* Begin *

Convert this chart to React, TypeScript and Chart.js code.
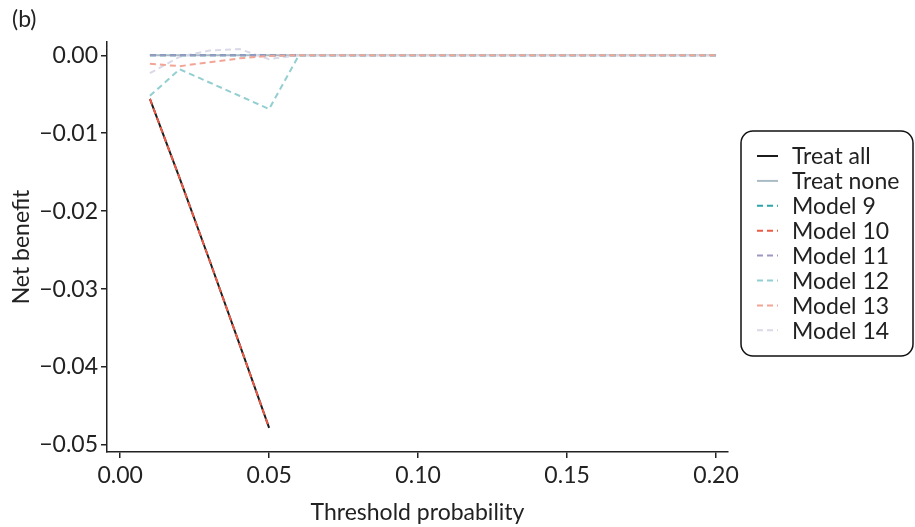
import React, { useEffect, useRef } from "react";
import { Chart, registerables } from "chart.js";

Chart.register(...registerables);

const thresholds = [0.01, 0.02, 0.03, 0.04, 0.05, 0.06, 0.07, 0.08, 0.09, 0.1, 0.11, 0.12, 0.13, 0.14, 0.15, 0.16, 0.17, 0.18, 0.19, 0.2];
const treatAll = [-0.0056, -0.0158, -0.0263, -0.037, -0.0478, null, null, null, null, null, null, null, null, null, null, null, null, null, null, null];
const treatNone = [0, 0, 0, 0, 0, 0, 0, 0, 0, 0, 0, 0, 0, 0, 0, 0, 0, 0, 0, 0];
const model9 = [0, 0, 0, 0, 0, 0, 0, 0, 0, 0, 0, 0, 0, 0, 0, 0, 0, 0, 0, 0];
const model10 = [-0.0056, -0.0158, -0.0263, -0.037, -0.0478, null, null, null, null, null, null, null, null, null, null, null, null, null, null, null];
const model11 = [0, 0, 0, 0, 0, 0, 0, 0, 0, 0, 0, 0, 0, 0, 0, 0, 0, 0, 0, 0];
const model12 = [-0.0052, -0.0018, -0.0035, -0.0052, -0.0069, 0, 0, 0, 0, 0, 0, 0, 0, 0, 0, 0, 0, 0, 0, 0];
const model13 = [-0.0011, -0.0014, -0.0009, -0.0004, -0.0001, 0, 0, 0, 0, 0, 0, 0, 0, 0, 0, 0, 0, 0, 0, 0];
const model14 = [-0.0023, -0.0002, 0.0006, 0.0008, -0.0005, 0, 0, 0, 0, 0, 0, 0, 0, 0, 0, 0, 0, 0, 0, 0];

const xTicks = [0, 0.05, 0.1, 0.15, 0.2];
const yTicks = [0, -0.01, -0.02, -0.03, -0.04, -0.05];

const seriesLabels = ["Treat all", "Treat none", "Model 9", "Model 10", "Model 11", "Model 12", "Model 13", "Model 14"];
const seriesValues = [treatAll, treatNone, model9, model10, model11, model12, model13, model14];
const seriesColors = ["#1c1c1c", "#a9bcc6", "#2ba5a8", "#ec5b45", "#9c98c2", "#93cfd1", "#f2a596", "#d9d9e8"];
const seriesDashed = [false, false, true, true, true, true, true, true];
const seriesOrder = [10, 9, 5, 1, 4, 3, 2, 6];

const FONT = "Lato, 'Noto Sans', sans-serif";
const FS = 23;

const extrasPlugin = {
  id: "extras",
  afterDraw(chart: any) {
    const ctx = chart.ctx;
    ctx.save();
    // panel label
    ctx.fillStyle = "#222";
    ctx.font = `${FS}px ${FONT}`;
    ctx.textBaseline = "middle";
    ctx.textAlign = "left";
    ctx.fillText("(b)", 12, 20);
    // legend
    const bx = 741, by = 131, bw = 172, bh = 225, r = 12;
    ctx.beginPath();
    ctx.moveTo(bx + r, by);
    ctx.arcTo(bx + bw, by, bx + bw, by + bh, r);
    ctx.arcTo(bx + bw, by + bh, bx, by + bh, r);
    ctx.arcTo(bx, by + bh, bx, by, r);
    ctx.arcTo(bx, by, bx + bw, by, r);
    ctx.closePath();
    ctx.fillStyle = "#fff";
    ctx.fill();
    ctx.lineWidth = 1.5;
    ctx.strokeStyle = "#111";
    ctx.stroke();
    chart.data.datasets.forEach((ds: any, i: number) => {
      const y = 156 + i * 24.9;
      ctx.beginPath();
      ctx.setLineDash(ds.borderDash || []);
      ctx.strokeStyle = ds.borderColor;
      ctx.lineWidth = 2;
      ctx.moveTo(757, y);
      ctx.lineTo(778, y);
      ctx.stroke();
      ctx.setLineDash([]);
      ctx.fillStyle = "#222";
      ctx.font = `${FS}px ${FONT}`;
      ctx.fillText(ds.label, 792, y + 1);
    });
    ctx.restore();
  },
};

export default function App() {
  const ref = useRef<HTMLCanvasElement | null>(null);
  useEffect(() => {
    if (!ref.current) return;
    const datasets = seriesLabels.map((label, i) => ({
      label,
      data: seriesValues[i].map((v, j) => ({ x: thresholds[j], y: v })),
      borderColor: seriesColors[i],
      backgroundColor: seriesColors[i],
      borderWidth: 2,
      borderDash: seriesDashed[i] ? [6, 4] : [],
      pointRadius: 0,
      tension: 0,
      spanGaps: false,
      order: seriesOrder[i],
    }));
    const chart = new Chart(ref.current, {
      type: "line",
      data: { datasets } as any,
      plugins: [extrasPlugin],
      options: {
        animation: false,
        responsive: false,
        maintainAspectRatio: false,
        layout: { padding: { left: 0, top: 42, right: 915 - 728, bottom: 0 } },
        plugins: { legend: { display: false }, tooltip: { enabled: false } },
        scales: {
          x: {
            type: "linear",
            min: -0.0044,
            max: 0.204,
            afterBuildTicks: (s: any) => { s.ticks = xTicks.map((v) => ({ value: v })); },
            afterFit: (s: any) => { s.height = 527 - 452; },
            ticks: {
              color: "#222",
              font: { family: FONT, size: FS },
              padding: 4,
              maxRotation: 0,
              callback: (v: any) => Number(v).toFixed(2),
            },
            grid: { drawOnChartArea: false, drawTicks: true, tickLength: 6, color: "#222", lineWidth: 1.5 },
            border: { display: true, color: "#222", width: 1.5 },
            title: { display: true, text: "Threshold probability", color: "#222", font: { family: FONT, size: FS }, padding: { top: 0, bottom: 1 } },
          },
          y: {
            type: "linear",
            min: -0.0509,
            max: 0.0017,
            afterBuildTicks: (s: any) => { s.ticks = yTicks.map((v) => ({ value: v })); },
            afterFit: (s: any) => { s.width = 107; },
            ticks: {
              color: "#222",
              font: { family: FONT, size: FS },
              padding: 3,
              callback: (v: any) => (Number(v) === 0 ? "0.00" : "\u2212" + Math.abs(Number(v)).toFixed(2)),
            },
            grid: { drawOnChartArea: false, drawTicks: true, tickLength: 6, color: "#222", lineWidth: 1.5 },
            border: { display: true, color: "#222", width: 1.5 },
            title: { display: true, text: "Net benefit", color: "#222", font: { family: FONT, size: FS }, padding: { top: 8, bottom: 0 } },
          },
        },
      } as any,
    });
    return () => chart.destroy();
  }, []);
  return (
    <div style={{ position: "fixed", left: 0, top: 0, width: 915, height: 527, background: "#fff" }}>
      <canvas ref={ref} width={915} height={527} style={{ width: 915, height: 527, display: "block" }} />
    </div>
  );
}
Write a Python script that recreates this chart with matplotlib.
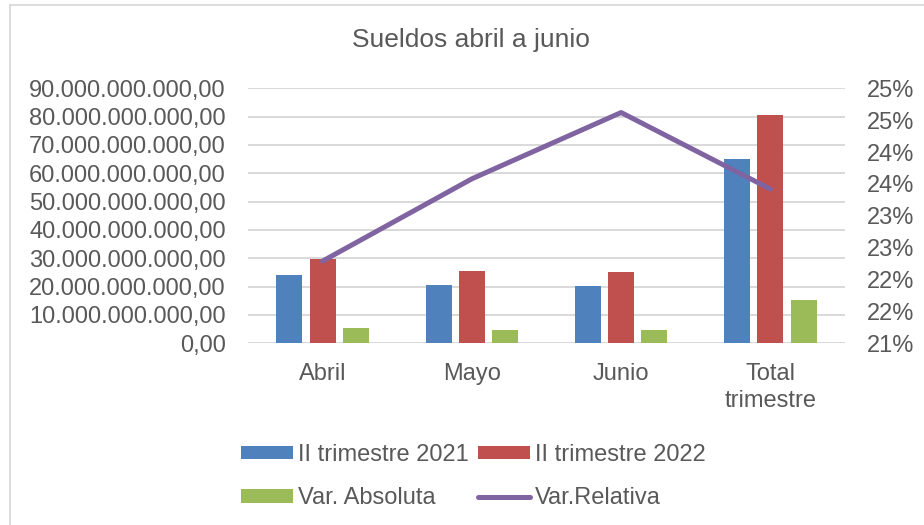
import math
import matplotlib
matplotlib.use("Agg")
import matplotlib.pyplot as plt
import numpy as np
from matplotlib.ticker import FuncFormatter, FixedLocator
from matplotlib.lines import Line2D
from matplotlib.patches import Patch

# ---- data ----
categories = ["Abril", "Mayo", "Junio", "Total\ntrimestre"]
trim_2021 = [24.2e9, 20.6e9, 20.2e9, 65.1e9]
trim_2022 = [29.7e9, 25.5e9, 25.2e9, 80.5e9]
var_abs = [5.3e9, 4.8e9, 4.8e9, 15.2e9]
var_rel = [22.29, 23.58, 24.62, 23.42]   # percent
series_names = ["II trimestre 2021", "II trimestre 2022", "Var. Absoluta", "Var.Relativa"]
title = "Sueldos abril a junio"

# ---- style ----
C_BLUE, C_RED, C_GREEN, C_PURPLE = "#4F81BD", "#C0504D", "#9BBB59", "#8064A2"
TXT = "#595959"
GRID = "#D9D9D9"
plt.rcParams["font.family"] = ["Liberation Sans", "DejaVu Sans"]

W, H = 924, 525
fig = plt.figure(figsize=(W / 100, H / 100), dpi=100)
fig.patch.set_facecolor("white")

L, R, T, B = 248, 845, 88.3, 343.3
ax = fig.add_axes([L / W, 1 - B / H, (R - L) / W, (B - T) / H])
x = np.arange(len(categories))
bw = 0.174
off = 0.2225
ax.bar(x - off, trim_2021, bw, color=C_BLUE, zorder=2)
ax.bar(x, trim_2022, bw, color=C_RED, zorder=2)
ax.bar(x + off, var_abs, bw, color=C_GREEN, zorder=2)
ax.set_xlim(-0.5, len(categories) - 0.5)
ax.set_ylim(0, 90e9)
ax.yaxis.set_major_locator(FixedLocator(np.arange(0, 90e9 + 1, 10e9)))


def es_fmt(v, pos=None):
    s = f"{v:,.2f}"
    return s.replace(",", "X").replace(".", ",").replace("X", ".")


ax.yaxis.set_major_formatter(FuncFormatter(es_fmt))
ax.set_axisbelow(True)
ax.grid(axis="y", color=GRID, linewidth=1.4, zorder=0)
for s in ax.spines.values():
    s.set_visible(False)
ax.tick_params(axis="both", length=0, labelsize=17, labelcolor=TXT)
ax.tick_params(axis="y", pad=16)
ax.tick_params(axis="x", pad=14.5)
ax.set_xticks(x)
ax.set_xticklabels(categories, linespacing=1.25)

ax2 = ax.twinx()
ax2.plot(x, var_rel, color=C_PURPLE, linewidth=3.6, solid_capstyle="round",
         solid_joinstyle="round", zorder=3)
ax2.set_ylim(21, 25)
ax2.yaxis.set_major_locator(FixedLocator(np.arange(21, 25.01, 0.5)))
ax2.yaxis.set_major_formatter(FuncFormatter(lambda v, p: f"{int(math.floor(v + 0.5 + 1e-9))}%"))
for s in ax2.spines.values():
    s.set_visible(False)
ax2.tick_params(axis="y", length=0, labelsize=17, labelcolor=TXT, pad=16)

fig.text(471 / W, 1 - 40 / H, title, ha="center", va="center", fontsize=19, color=TXT)

# chart-area border (left and top visible)
fig.add_artist(Line2D([9.5 / W, 9.5 / W], [0, 1 - 4.5 / H], transform=fig.transFigure,
                      color=GRID, linewidth=1.3))
fig.add_artist(Line2D([9.5 / W, 1], [1 - 4.5 / H, 1 - 4.5 / H], transform=fig.transFigure,
                      color=GRID, linewidth=1.3))

handles = [Patch(facecolor=C_BLUE), Patch(facecolor=C_GREEN),
           Patch(facecolor=C_RED),
           Line2D([0], [0], color=C_PURPLE, linewidth=3.6, solid_capstyle="round")]
labels = [series_names[0], series_names[2], series_names[1], series_names[3]]
leg = fig.legend(handles, labels, ncol=2, loc="upper left",
                 bbox_to_anchor=(241 / W, 1 - 444 / H), frameon=False,
                 fontsize=17, labelcolor=TXT, borderpad=0, borderaxespad=0,
                 handlelength=2.2, handleheight=0.5, handletextpad=0.22,
                 columnspacing=0.38, labelspacing=0.9)

fig.savefig("out.png", dpi=100, facecolor="white")
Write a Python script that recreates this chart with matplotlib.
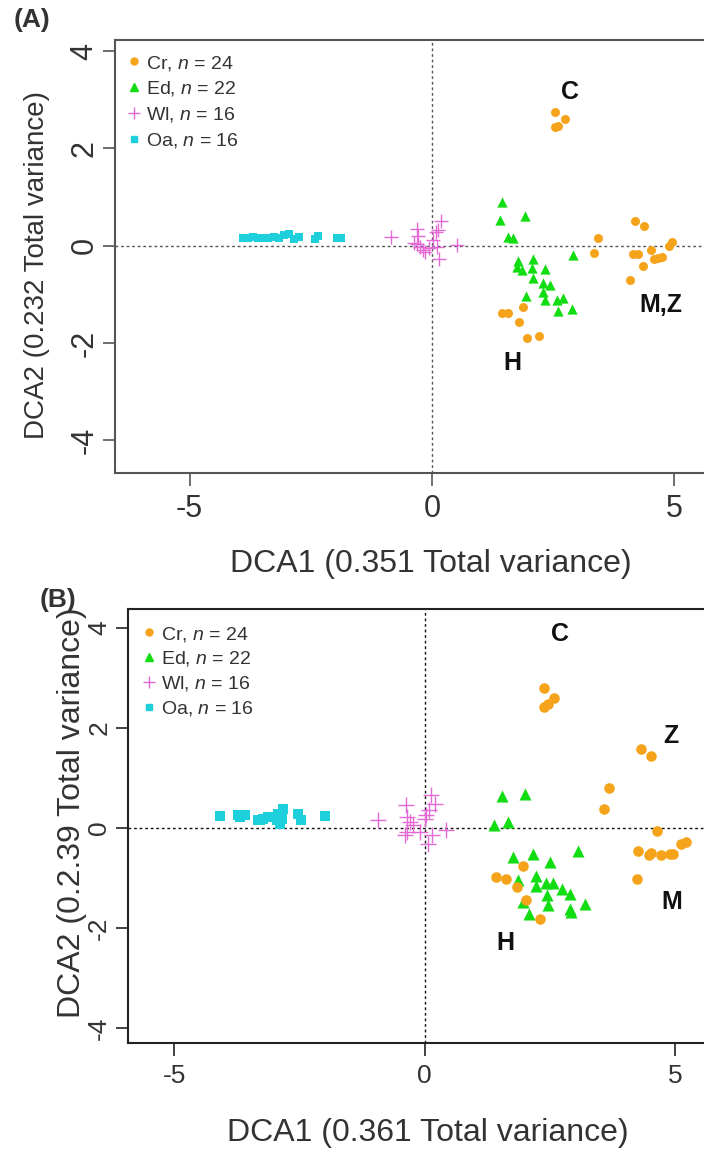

* End *

Only the lines from the top of the records through the line with "const yTicks = [0, -0.01, -0.02, -0.03, -0.04, -0.05];" belong in the copy; write them out exactly, leaving out pictures.

Convert this chart to React, TypeScript and Chart.js code.
import React, { useEffect, useRef } from "react";
import { Chart, registerables } from "chart.js";

Chart.register(...registerables);

const thresholds = [0.01, 0.02, 0.03, 0.04, 0.05, 0.06, 0.07, 0.08, 0.09, 0.1, 0.11, 0.12, 0.13, 0.14, 0.15, 0.16, 0.17, 0.18, 0.19, 0.2];
const treatAll = [-0.0056, -0.0158, -0.0263, -0.037, -0.0478, null, null, null, null, null, null, null, null, null, null, null, null, null, null, null];
const treatNone = [0, 0, 0, 0, 0, 0, 0, 0, 0, 0, 0, 0, 0, 0, 0, 0, 0, 0, 0, 0];
const model9 = [0, 0, 0, 0, 0, 0, 0, 0, 0, 0, 0, 0, 0, 0, 0, 0, 0, 0, 0, 0];
const model10 = [-0.0056, -0.0158, -0.0263, -0.037, -0.0478, null, null, null, null, null, null, null, null, null, null, null, null, null, null, null];
const model11 = [0, 0, 0, 0, 0, 0, 0, 0, 0, 0, 0, 0, 0, 0, 0, 0, 0, 0, 0, 0];
const model12 = [-0.0052, -0.0018, -0.0035, -0.0052, -0.0069, 0, 0, 0, 0, 0, 0, 0, 0, 0, 0, 0, 0, 0, 0, 0];
const model13 = [-0.0011, -0.0014, -0.0009, -0.0004, -0.0001, 0, 0, 0, 0, 0, 0, 0, 0, 0, 0, 0, 0, 0, 0, 0];
const model14 = [-0.0023, -0.0002, 0.0006, 0.0008, -0.0005, 0, 0, 0, 0, 0, 0, 0, 0, 0, 0, 0, 0, 0, 0, 0];

const xTicks = [0, 0.05, 0.1, 0.15, 0.2];
const yTicks = [0, -0.01, -0.02, -0.03, -0.04, -0.05];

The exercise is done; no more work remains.